Les Thomas: I Remember Everything. Album Review.

Liverpool Sound and Vision Rating 8.5/10

Time is such that we protect ourselves by allowing certain memories to not only fade, but become extinct, be removed completely, and without mercy just so can live a little easier with the consequences of actions that took place. We do this not out of shame, but out of a kind of compassion to our soul.

For many though the act of such leniency is tantamount to betrayal, we must allow ourselves the pain after all of reconciling the damaging and harmful aspects we have inflicted upon others and ourselves with the sense of benefit we are seen at times to convey to the wider world, to our neighbours, to our own hearts; into this we are confident when we stand alone and say with certainty, “I Remember Everything”.

Australian singer songwriter Les Thomas understands this truth and pressed down hard on the personal reflection and conscience in his brand-new album, I Remember Everything.
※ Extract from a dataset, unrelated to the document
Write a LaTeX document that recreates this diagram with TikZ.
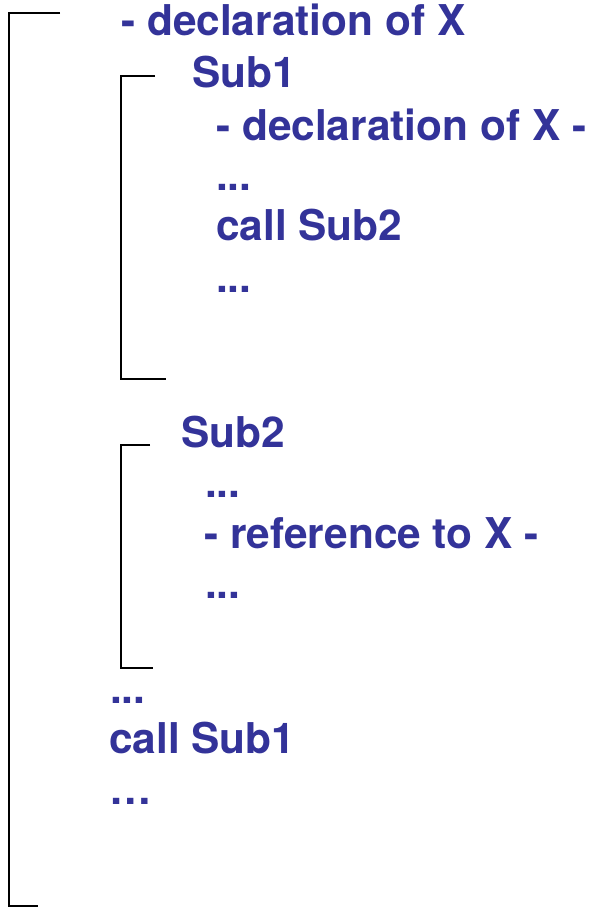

The recording of the album is one of sweet nostalgia wrapped in security of unburdening connection; it is the harbouring soul of secrets and brooding confidences that seeks out the intimate and places trust in every sacred memory, good, bad, indifferent, they all lead to the hear and now, and the sacrament is such that it unveils and faithful narrative unblemished by skipped events and crossed out dues.

By affirming to the truth of life, Les Thomas underlines what it means to be human, separating the fact and fiction, the fragments of reminiscence that with hindsight are always powerfully skewed, and what remains is the body of proof that to be sincere everything must be considered, retained, and spoken of with certainty.

Across tracks such as The Last Of The Old Holdens, The Life Of Eloise, Oh Geronimo, The Firing Line, and the album title track of I Remember Everything, Les Thomas, alongside Joshua Jones, Trev Fernandez, Justin Olsson, Craig Kelly, Jason Bunn, and Ben Franz on their respective instruments, as well as Trudy Fatnowna Edgeley, Mandy Connell, Kyana, Suzie So Blue and Emma Ryan on harmony vocals, provides the listener with what is seen as more than resolution in the conflict of broken lives and tangled recollections, but an attitude of forgiveness to the mind for allowing some moments to fade, that the hurt is not worth the self-punishment.

A wonderfully adept album, frank, understanding, final, a crafted measure of songs designed to show the listener honesty in a world that craves the lie.